For readers not familiar with Moore’s work, for years he has received the poem, the novel, the word, through the lips of 1930’s bank robber/desperado John Dillinger. Searching for his face on the silver screen, through sex, love, death, fear, fame, wisdom. . .by becoming your mother, your brother, your sister, and turning all of them into myth, a bloodbath, a tribal love-dance, by parting the Red Sea boiling over inside and out of our culture, inside the collective human mind, bleeding in our dark places unburied by the shadow of experience.
Channeling Dillinger since 1973, Moore’s outlaw opus has generated somewhere in the neighborhood of a quarter of a million words. His dreamlike fantasy becomes machine guns in the hands of automatic killer language, a flickering black & white noir shot full of good old American myth. Todd shoots the characters onto the pages with the story, as Dillinger supplies the blood. & just like one of the bank robber’s blondes that sheds her skin and sticks her tits out like six shooters in the darkened movie theatre, Dillinger won’t let the reader go.
Todd has been heralded by some, ignored by too many and yet to be experienced by the rest. His Dillinger fits right into the western canon of poetic legend established by the late, great original master gunslinger of verse, Ed Dorn.
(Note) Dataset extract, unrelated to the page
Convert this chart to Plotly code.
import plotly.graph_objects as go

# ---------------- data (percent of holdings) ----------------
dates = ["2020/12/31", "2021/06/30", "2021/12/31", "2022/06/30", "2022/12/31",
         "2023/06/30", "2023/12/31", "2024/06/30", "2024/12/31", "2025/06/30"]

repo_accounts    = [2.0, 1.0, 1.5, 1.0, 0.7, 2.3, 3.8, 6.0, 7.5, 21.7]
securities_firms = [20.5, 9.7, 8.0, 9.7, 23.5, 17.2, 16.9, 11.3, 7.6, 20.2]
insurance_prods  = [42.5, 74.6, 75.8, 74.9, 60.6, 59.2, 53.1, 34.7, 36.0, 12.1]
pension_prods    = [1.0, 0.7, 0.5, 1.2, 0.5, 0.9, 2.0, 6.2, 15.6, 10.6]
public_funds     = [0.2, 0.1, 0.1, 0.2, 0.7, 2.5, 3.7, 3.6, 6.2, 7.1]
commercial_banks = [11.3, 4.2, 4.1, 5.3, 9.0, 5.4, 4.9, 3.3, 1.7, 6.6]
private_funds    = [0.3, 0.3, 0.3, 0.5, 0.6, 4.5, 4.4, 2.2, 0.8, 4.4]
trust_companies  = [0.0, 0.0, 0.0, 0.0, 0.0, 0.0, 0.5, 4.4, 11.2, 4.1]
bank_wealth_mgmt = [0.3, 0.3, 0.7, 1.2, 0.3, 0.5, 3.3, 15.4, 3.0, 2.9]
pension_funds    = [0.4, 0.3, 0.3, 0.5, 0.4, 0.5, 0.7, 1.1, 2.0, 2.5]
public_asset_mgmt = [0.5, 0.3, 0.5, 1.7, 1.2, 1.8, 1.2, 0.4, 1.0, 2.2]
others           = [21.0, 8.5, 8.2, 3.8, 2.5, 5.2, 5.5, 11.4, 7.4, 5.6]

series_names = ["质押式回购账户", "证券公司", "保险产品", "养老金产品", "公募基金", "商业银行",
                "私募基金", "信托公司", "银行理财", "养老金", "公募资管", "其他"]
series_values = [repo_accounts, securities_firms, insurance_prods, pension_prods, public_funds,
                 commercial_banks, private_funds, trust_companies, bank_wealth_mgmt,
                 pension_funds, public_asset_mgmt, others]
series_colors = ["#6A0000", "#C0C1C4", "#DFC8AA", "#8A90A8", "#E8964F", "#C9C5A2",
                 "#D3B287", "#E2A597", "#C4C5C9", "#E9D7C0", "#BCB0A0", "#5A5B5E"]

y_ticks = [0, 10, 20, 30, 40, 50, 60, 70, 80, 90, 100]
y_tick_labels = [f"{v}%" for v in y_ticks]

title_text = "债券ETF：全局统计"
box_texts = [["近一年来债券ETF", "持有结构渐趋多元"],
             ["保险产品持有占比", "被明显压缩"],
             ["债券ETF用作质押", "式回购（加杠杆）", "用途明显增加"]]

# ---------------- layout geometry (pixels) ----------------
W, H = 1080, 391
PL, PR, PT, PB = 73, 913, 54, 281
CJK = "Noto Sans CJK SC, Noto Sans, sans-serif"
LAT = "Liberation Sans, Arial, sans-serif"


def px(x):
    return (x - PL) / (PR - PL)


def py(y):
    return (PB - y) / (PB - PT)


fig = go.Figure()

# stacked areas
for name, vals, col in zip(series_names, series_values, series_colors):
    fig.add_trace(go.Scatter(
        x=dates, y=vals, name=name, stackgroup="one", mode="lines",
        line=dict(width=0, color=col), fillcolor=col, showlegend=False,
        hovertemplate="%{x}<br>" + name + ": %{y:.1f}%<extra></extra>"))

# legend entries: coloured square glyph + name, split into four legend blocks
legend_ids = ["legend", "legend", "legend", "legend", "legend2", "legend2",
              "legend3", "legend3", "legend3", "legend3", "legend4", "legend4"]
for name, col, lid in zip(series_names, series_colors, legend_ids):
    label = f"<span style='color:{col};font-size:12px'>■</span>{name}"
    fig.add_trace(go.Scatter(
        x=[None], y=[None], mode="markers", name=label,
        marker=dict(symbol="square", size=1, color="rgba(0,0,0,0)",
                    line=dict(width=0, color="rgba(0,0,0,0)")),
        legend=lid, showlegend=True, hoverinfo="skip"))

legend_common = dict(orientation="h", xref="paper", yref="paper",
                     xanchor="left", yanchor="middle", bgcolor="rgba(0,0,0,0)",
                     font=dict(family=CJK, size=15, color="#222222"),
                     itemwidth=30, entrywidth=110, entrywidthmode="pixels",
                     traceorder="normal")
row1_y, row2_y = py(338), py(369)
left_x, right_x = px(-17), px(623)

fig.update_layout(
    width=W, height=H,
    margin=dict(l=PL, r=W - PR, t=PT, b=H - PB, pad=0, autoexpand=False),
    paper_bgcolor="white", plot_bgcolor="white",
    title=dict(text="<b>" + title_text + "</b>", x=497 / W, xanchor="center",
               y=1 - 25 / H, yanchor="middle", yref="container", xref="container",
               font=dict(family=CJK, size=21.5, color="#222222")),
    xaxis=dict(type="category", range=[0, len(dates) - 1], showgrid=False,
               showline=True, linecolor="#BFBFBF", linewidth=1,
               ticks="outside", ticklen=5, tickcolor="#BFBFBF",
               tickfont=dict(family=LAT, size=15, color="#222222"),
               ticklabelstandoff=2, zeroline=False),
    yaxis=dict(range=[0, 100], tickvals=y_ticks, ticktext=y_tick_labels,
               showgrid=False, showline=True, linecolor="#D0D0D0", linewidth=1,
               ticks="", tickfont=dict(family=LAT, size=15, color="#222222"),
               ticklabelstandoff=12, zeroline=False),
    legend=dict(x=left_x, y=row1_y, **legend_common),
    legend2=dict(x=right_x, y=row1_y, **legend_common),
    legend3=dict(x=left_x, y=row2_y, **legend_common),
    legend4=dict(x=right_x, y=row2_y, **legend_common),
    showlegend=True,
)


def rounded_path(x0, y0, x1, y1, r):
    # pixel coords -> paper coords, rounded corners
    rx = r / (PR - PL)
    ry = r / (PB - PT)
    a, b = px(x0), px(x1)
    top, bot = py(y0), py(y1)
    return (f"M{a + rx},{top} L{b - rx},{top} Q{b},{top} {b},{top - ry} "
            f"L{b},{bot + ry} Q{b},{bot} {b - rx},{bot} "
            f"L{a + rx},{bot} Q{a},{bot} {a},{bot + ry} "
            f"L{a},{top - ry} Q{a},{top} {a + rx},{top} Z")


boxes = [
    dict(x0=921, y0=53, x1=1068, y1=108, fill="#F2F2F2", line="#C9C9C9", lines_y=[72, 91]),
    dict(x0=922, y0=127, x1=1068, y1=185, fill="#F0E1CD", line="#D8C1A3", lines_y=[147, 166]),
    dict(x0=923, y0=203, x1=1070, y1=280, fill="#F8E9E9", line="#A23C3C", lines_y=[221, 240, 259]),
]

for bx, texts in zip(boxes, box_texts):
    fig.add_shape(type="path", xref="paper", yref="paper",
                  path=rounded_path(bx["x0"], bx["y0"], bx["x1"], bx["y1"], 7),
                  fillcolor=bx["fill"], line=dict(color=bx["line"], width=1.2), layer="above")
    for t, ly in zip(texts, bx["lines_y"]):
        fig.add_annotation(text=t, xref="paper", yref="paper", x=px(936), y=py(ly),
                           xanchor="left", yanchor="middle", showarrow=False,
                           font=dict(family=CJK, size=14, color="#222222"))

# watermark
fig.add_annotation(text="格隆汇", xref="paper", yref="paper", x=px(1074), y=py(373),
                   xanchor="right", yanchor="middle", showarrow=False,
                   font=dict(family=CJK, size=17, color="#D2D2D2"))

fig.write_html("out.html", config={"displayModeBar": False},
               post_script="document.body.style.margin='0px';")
Todd Moore’s Homeric outlaw odyssey is that of our present cultural flux and collective nightmare translated from the not so distant Tommy gun G Man past into the phallic explosion of a corporate gangsta pop present, blood & sand baby, are ya with me dawg?
The words inside of “The Dead Zone Trilogy” are blessings, keepsakes, chapters of saga greater than Mario Puzo’s most violent wet dream. Is Moore writing a poem, or simply channeling the oral tradition of a dead language soaked in blood and cum stained love-letters to a greater truth, the pulse of the mind, a nation made internal?
Hell, I can’t tell. I don’t care really. I don’t know what’s real, “or is that johnnie?”, that’s a good question. This book rattled my cage. Lawrence’s flesh became mine, became the other, whispered the meaning of bullets to monsters, in a pre-Dorothy era outlaw America that was never Kansas, that will leave your head spinning, dizzy, afraid to go outside, afraid to be locked inside, afraid of the hitting, silenced by strong words to find the meaning of our song, we all share it. Pick up this book anywhere you can find it, come sing for your dreams, before their motives are flooded in darkness, Todd will take a bullet for you, in fact he’s been taking them for yrs, his name, your name, our name America . . . Dillinger!
John Dorsey & S.A. Griffin
THE DEAD ZONE TRILOGY by Todd Moore, St. Vitus Dance Press, 2005.